Сти Хой был еще по-прежнему охвачен любовью к Марии Груббе и не раз говорил об этой страсти своей, говорил, не прося и не умоляя, даже ни на что не надеясь и не сетуя, напротив того — совершенно безнадеж-но, заранее считая немыслимым, что она может теперь или когда-нибудь ответить на его чувство. Поначалу эти признания Мария слушала с тревожным удивлением, но потом заинтересовалась и стала исподволь прислушиваться все внимательнее к этим безнадежным размышлениям о любви, причиной которой была она сама. И не без одурманивающего ощущения своей власти слушала она, что сделалась владычицей живота и смерти человека столь удивительной породы, как Сти Хой. Однако вскоре безвольность в речах Сти пробудила в ней чувство раздраженности, а его отказ от борьбы, потому что цель борьбы представлялась недостижимой, его смиренное самоуспокаивание тем, что выше головы не прыгнешь, вынудило ее сомневаться, и как раз не в том, скрывалась ли на самом деле страсть за странными речами Сти или же горе за его меланхолическими минами, а в том, не изъяснялся ли он сильнее, нежели чувствовал, ибо она не понимала такой безнадежной страсти, которая не закрывает упрямо глаз на то, что никакой надежды нет, и все-таки слепо и яростно рвется вперед, такой страсти она не понимала, не могла поверить в такую страсть и создала себе представление о Сти Хое как о фантазере, который, вечно копаясь и ковыряясь в самом себе, стал считать себя богаче, выше и куда значительнее, чем он был на самом деле, а теперь, когда в действительности ничто не подтверждает этого самообольщения, он начал лгать самому себе, будто обуреваем великими чувствами и сильными страстями, которые были порождены всего лишь фантастической плодовитостью его болезненно-деятельного мозга, и прощальные — надолго — слова, которые она услышала из его уст — а она по вызову отца уезжала в Тьеле, куда Сти Хой не смел появляться, — лишь укрепили ее во мнении, что этот портрет был во всем на него похож.

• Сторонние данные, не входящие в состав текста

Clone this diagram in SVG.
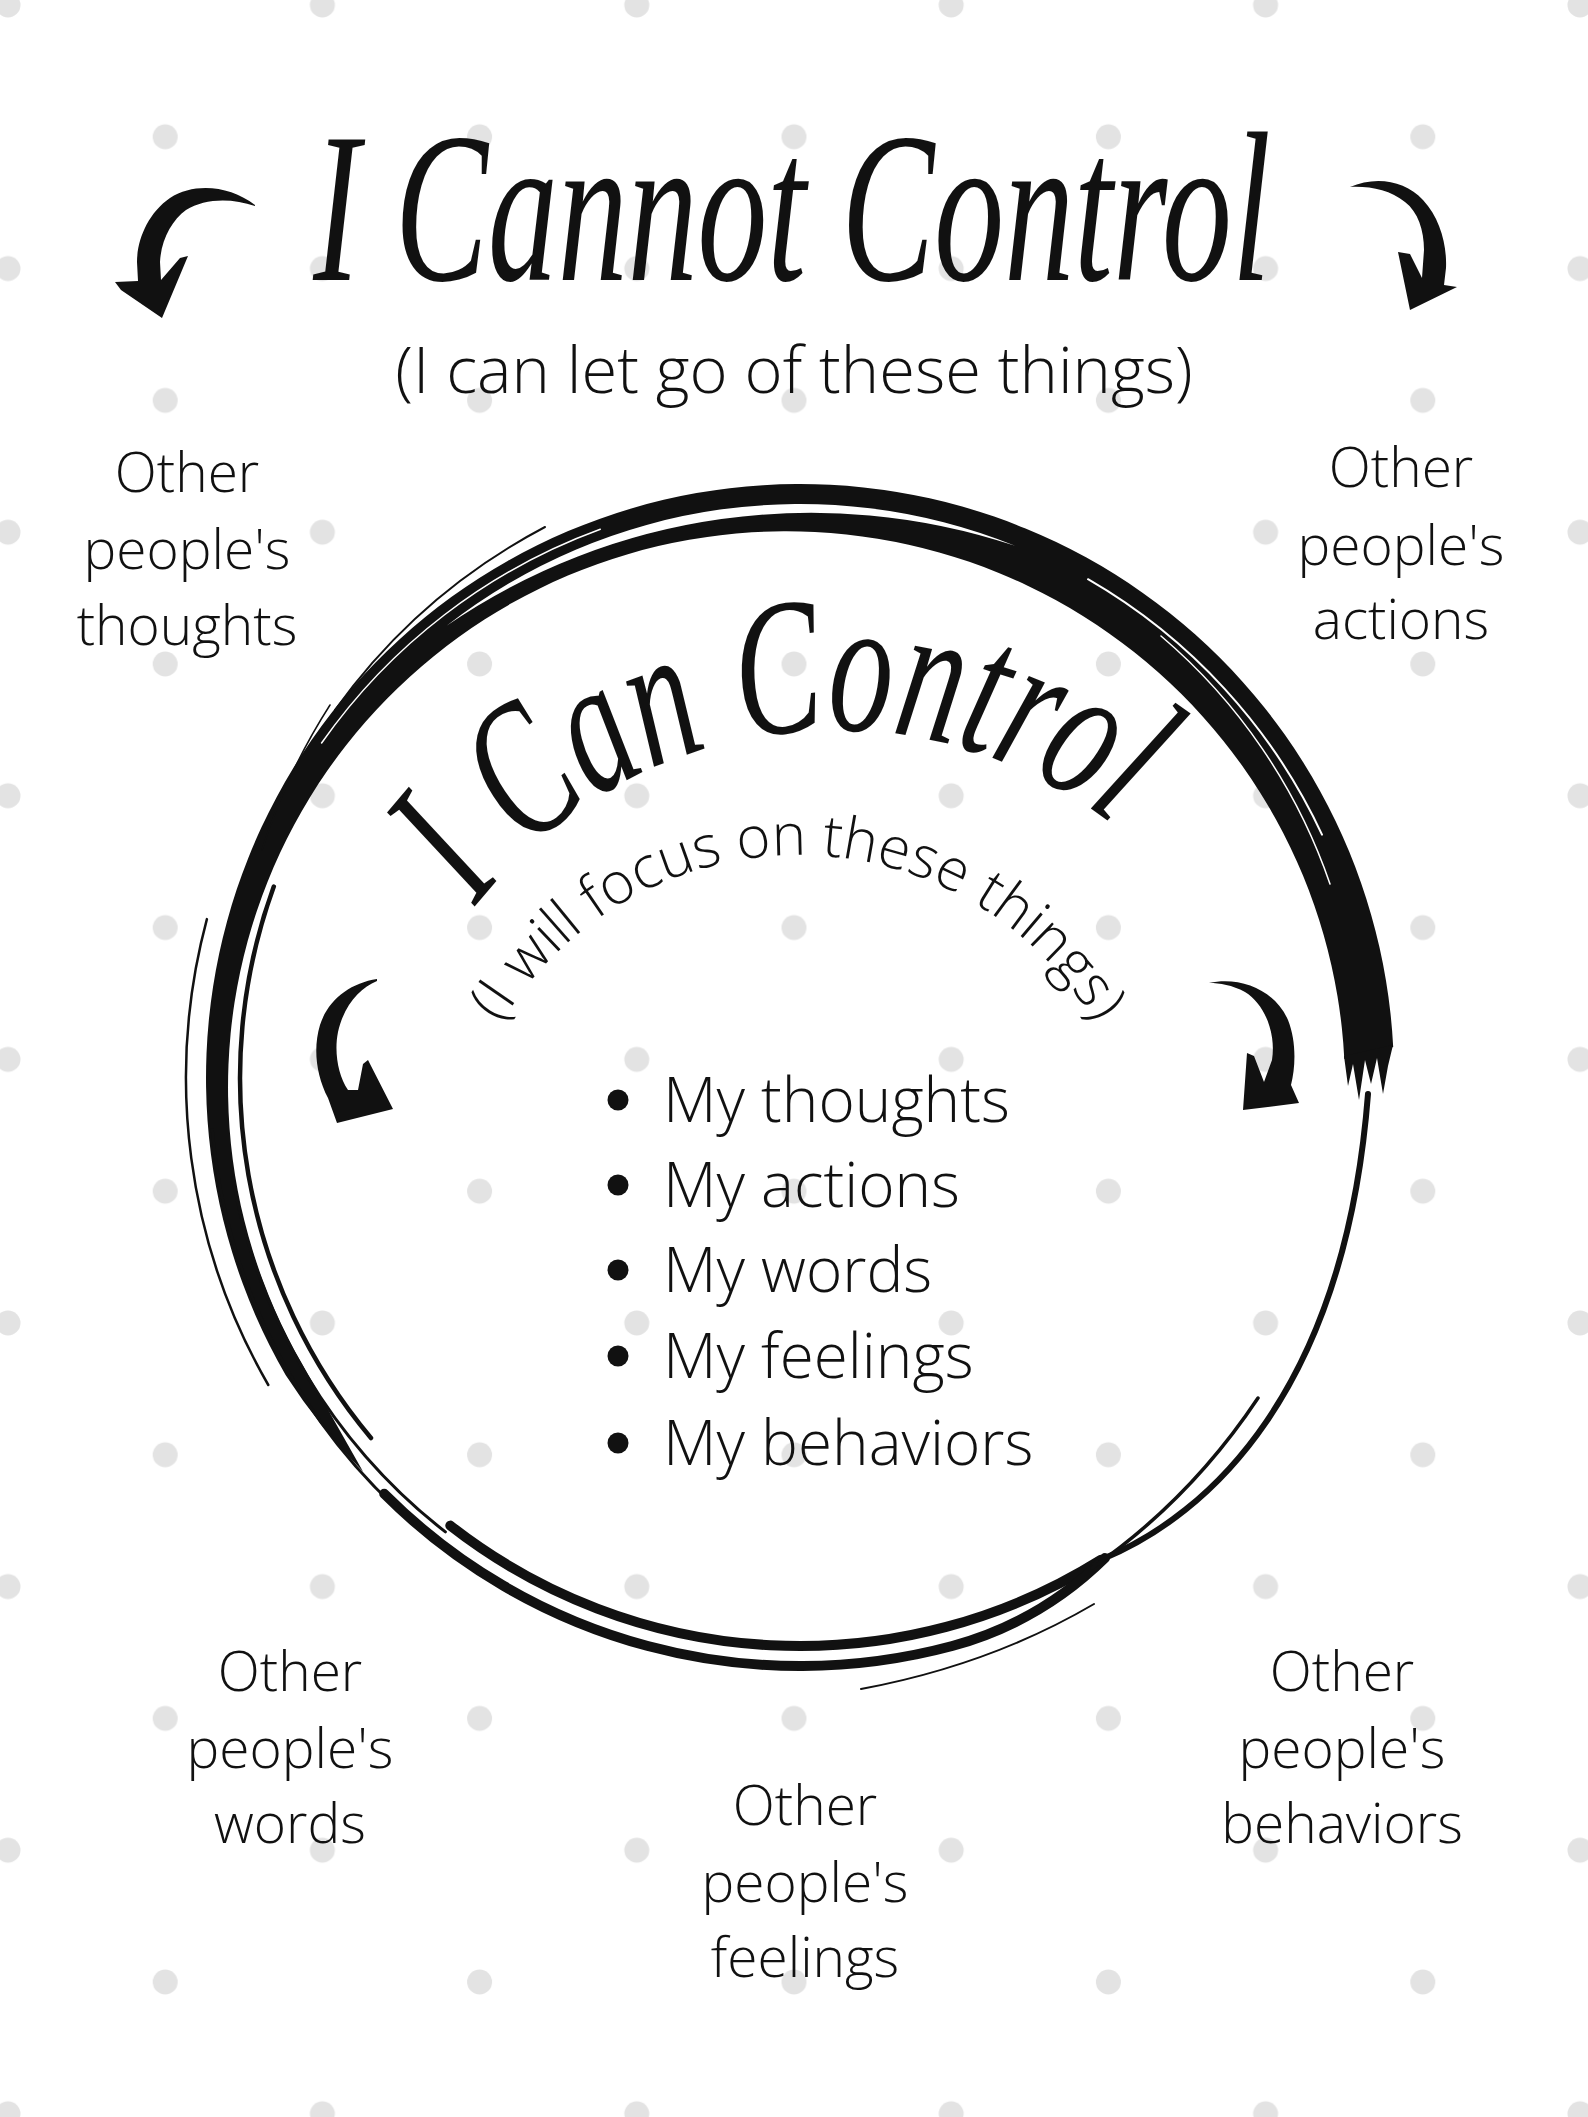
<svg xmlns="http://www.w3.org/2000/svg" width="1588" height="2117" viewBox="0 0 1588 2117">
  <defs>
    <pattern id="dots" patternUnits="userSpaceOnUse" x="8" y="5" width="314.4" height="263.6">
      <g fill="#e3e3e3">
        <circle cx="0" cy="0" r="12.5"/>
        <circle cx="314.4" cy="0" r="12.5"/>
        <circle cx="0" cy="263.6" r="12.5"/>
        <circle cx="314.4" cy="263.6" r="12.5"/>
        <circle cx="157.2" cy="131.8" r="12.5"/>
      </g>
    </pattern>
    <path id="arcTitle" d="M 380 1185 A 455 455 0 0 1 1290 1185"/>
    <path id="arcSub" d="M 452 1201 A 346 346 0 0 1 1144 1201"/>
    <style>
      .script { font-family: "Liberation Serif", "DejaVu Serif", serif; font-style: italic; fill: #111; }
      .sans { font-family: "Open Sans", "Liberation Sans", sans-serif; font-weight: 300; fill: #111; }
      .lbl { font-size: 55px; text-anchor: middle; }
      .item { font-size: 62px; }
      .ink { fill: #111; }
      .line { fill: none; stroke: #111; stroke-linecap: round; }
      .gap { fill: none; stroke: #fff; stroke-linecap: round; }
    </style>
  </defs>

  <rect width="1588" height="2117" fill="#ffffff"/>
  <rect width="1588" height="2117" fill="url(#dots)"/>

  <!-- Brush ring -->
  <g id="ring">
    <path class="ink" d="M 363 1471.4 A 590 590 0 0 1 285.6 1375 A 594 594 0 1 1 1393.2 1046.9 L 1344.3 1058.9 A 558.5 556 0 1 0 303.3 1366 Z"/>
    <path class="ink" d="M 1344 1056 L 1348 1086 L 1353 1064 L 1359 1100 L 1365 1060 L 1371 1084 L 1377 1058 L 1383 1094 L 1388 1066 L 1393 1045 Z"/>
    <path fill="#fff" d="M 446.6 625.7 A 574 574 0 0 1 1015 545.8 A 645 645 0 0 0 446.6 625.7 Z"/>
    <path class="gap" stroke-width="2" d="M 1088 579.2 A 576 576 0 0 1 1322 834.6"/>
    <path class="gap" stroke-width="1.5" d="M 1161 636 A 566 566 0 0 1 1330 884"/>
    <path class="gap" stroke-width="1.5" d="M 321.6 743 A 586 586 0 0 1 600.3 529.2"/>
    <path class="line" stroke-width="2.5" d="M 268.3 1385 A 614 614 0 0 1 206.9 919.1"/>
    <path class="line" stroke-width="3" d="M 420.8 1529.9 A 590 590 0 0 1 212.2 1129.4"/>
    <path class="line" stroke-width="3" d="M 445.4 1531.9 A 576 576 0 0 1 232.8 1178"/>
    <path class="line" stroke-width="4.5" d="M 371 1438 A 560 560 0 0 1 273.8 886.5"/>
    <path class="line" stroke-width="2" d="M 335 710 A 606 606 0 0 1 545 527"/>
    <path class="line" stroke-width="1.5" d="M 262 850 A 612 612 0 0 1 330 705"/>
    <path class="line" stroke-width="10" d="M 450.3 1525.6 A 568 568 0 0 0 1101 1559.7"/>
    <path class="line" stroke-width="10" d="M 384.2 1493.8 A 588 588 0 0 0 952.2 1646 Q 1040 1622 1105 1558"/>
    <path class="line" stroke-width="6" d="M 1101 1559.7 C 1210 1515 1345 1390 1368 1094"/>
    <path class="line" stroke-width="3.5" d="M 1092 1568 Q 1190 1500 1258 1398"/>
    <path class="line" stroke-width="2" d="M 861 1689 Q 990 1665 1094 1604"/>
  </g>

  <!-- Arrows -->
  <g id="arrow-top-left">
    <path class="ink" d="M 255 205 C 230 186 195 182 170 198 C 148 213 137 240 137 262 L 138 281 L 115 282 L 121 290 L 162 318 L 188 256 L 180 258 L 161 280 L 160 262 C 161 240 172 220 186 210 C 205 198 232 198 255 206 Z"/>
  </g>
  <g id="arrow-top-right">
    <path class="ink" d="M 1350 187 C 1375 176 1405 180 1423 200 C 1440 218 1447 245 1446 268 L 1444 285 L 1457 287 L 1410 310 L 1398 252 L 1410 254 L 1422 278 L 1424 250 C 1424 230 1418 212 1405 202 C 1390 190 1370 186 1350 187 Z"/>
  </g>
  <g id="arrow-inner-left">
    <path class="ink" d="M 377 979 C 350 983 328 1000 320 1025 C 313 1048 316 1075 328 1098 L 337 1123 L 393 1109 L 368 1060 L 363 1064 L 358 1090 L 348 1090 C 338 1075 334 1052 338 1032 C 344 1005 360 988 377 981 Z"/>
  </g>
  <g id="arrow-inner-right">
    <path class="ink" d="M 1209 983 C 1240 976 1275 990 1288 1020 C 1296 1040 1296 1065 1291 1085 L 1299 1103 L 1243 1110 L 1247 1053 L 1254 1056 L 1264 1082 L 1272 1060 C 1276 1035 1266 1005 1245 992 C 1232 985 1220 983 1209 983 Z"/>
  </g>

  <!-- Titles -->
  <g id="title-cannot">
    <text class="script" transform="translate(792 280) scale(0.65 1)" x="0" y="0" font-size="215" text-anchor="middle">I Cannot Control</text>
    <text class="sans" x="794" y="393" font-size="65" text-anchor="middle">(I can let go of these things)</text>
  </g>

  <g id="title-can">
    <text class="script" font-size="195"><textPath href="#arcTitle" startOffset="46%" text-anchor="middle" textLength="715" lengthAdjust="spacingAndGlyphs">I Can Control</textPath></text>
    <text class="sans" font-size="58"><textPath href="#arcSub" startOffset="50%" text-anchor="middle">(I will focus on these things)</textPath></text>
  </g>

  <!-- Inner list -->
  <g id="list">
    <g class="ink">
      <circle cx="618" cy="1100" r="10.5"/>
      <circle cx="618" cy="1185" r="10.5"/>
      <circle cx="618" cy="1270" r="10.5"/>
      <circle cx="618" cy="1356" r="10.5"/>
      <circle cx="618" cy="1443" r="10.5"/>
    </g>
    <text class="sans item" x="663" y="1122">My thoughts</text>
    <text class="sans item" x="663" y="1207">My actions</text>
    <text class="sans item" x="663" y="1292">My words</text>
    <text class="sans item" x="663" y="1378">My feelings</text>
    <text class="sans item" x="663" y="1465">My behaviors</text>
  </g>

  <!-- Outer labels -->
  <g id="label-thoughts" class="sans lbl">
    <text x="187" y="492">Other</text>
    <text x="187" y="569">people's</text>
    <text x="187" y="645">thoughts</text>
  </g>
  <g id="label-actions" class="sans lbl">
    <text x="1401" y="487">Other</text>
    <text x="1401" y="565">people's</text>
    <text x="1401" y="639">actions</text>
  </g>
  <g id="label-words" class="sans lbl">
    <text x="290" y="1691">Other</text>
    <text x="290" y="1768">people's</text>
    <text x="290" y="1843">words</text>
  </g>
  <g id="label-feelings" class="sans lbl">
    <text x="805" y="1825">Other</text>
    <text x="805" y="1902">people's</text>
    <text x="805" y="1977">feelings</text>
  </g>
  <g id="label-behaviors" class="sans lbl">
    <text x="1342" y="1691">Other</text>
    <text x="1342" y="1768">people's</text>
    <text x="1342" y="1843">behaviors</text>
  </g>
</svg>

А было вот что. Уже попрощавшись с Марией и уже взявшись за ручку двери, он вдруг обернулся и сказал:

— Ныне, когда дни вашего пребывания в Калэ, mаdame, миновали, открывается траурная страница в книге живота моего, и буду томиться я горькою мукой и грустить, как грустит человек, который утратил все, в чем было его земное счастье, все надежды свои, все желания. И однако, madame, доведись когда-нибудь основательная причина подумать, что я вам мил, и уверься я в том, так одному богу ведомо, что бы со мною сотворилось. Авось это пробудило бы во мне те силы, которых я досель еще не мог обрести, дабы воспользоваться крылами их мощи, и тогда та часть души моей, которая жаждет деяний и пламенеет надеждами, взяла бы верх и увековечила и прославила бы мое имя. Но столь же легко представить себе, что этакое несказанное счастье ослабило бы каждую натянутую струну, перехватило бы голос каждому призывному желанию и оглушило бы каждую чуткую надежду, и стала бы страна блаженства моего расслабляющей Капуей силам моим и способностям…

Естественно, Мария оставалась при своих мыслях и понимала, что так оно и лучше будет, а вздохнуть все-таки вздохнула.

И вот она переселилась в Тьеле. Эрик Груббе желал этого возвращения, потому что боялся, как бы Сти Хой не склонил ее к такому образу действий, который будет противоречить его замыслам, да, кроме того, хотел испытать, нельзя ли будет уговорить Марию, чтобы она согласилась на такой оборот дела, при котором брак оставался бы в силе.

Пока что это оказывалось бесполезным, но Эрик Груббе тем не менее продолжал в письмах своих требовать от Ульрика Фредерика, чтобы тот взял Марию опять к себе. Ульрик Фредерик не подумал и разу ответить, он предпочитал тянуть елико возможно дольше, ибо всякий возврат имущества, неизбежно долженствующий воспоследовать за разводом, был ему вовсе не на руку, а в тестевы заверения, что Мария готова идти на мировую, он не верил. Что его благородие, господин Эрик Груббе, любит прилгнуть — было ведомо всем и каждому.

Между тем тон писем Эрика Груббе становился все грознее, и речь заходила уже о личном обращении к королю. Ульрик Фредерик понял, что дальше тянуть нельзя, и написал из Копенгагена своему фогту в Калэ, Йохану Утрехту, письмо, в котором поручал ему во всей тайности разведать, не пожелает ли мадам Гюльденлеве встретиться с ним в замке Калэ, но так, чтобы Эрик Груббе ничего об этом не узнал. Письмо было написано в марте шестьдесят девятого года.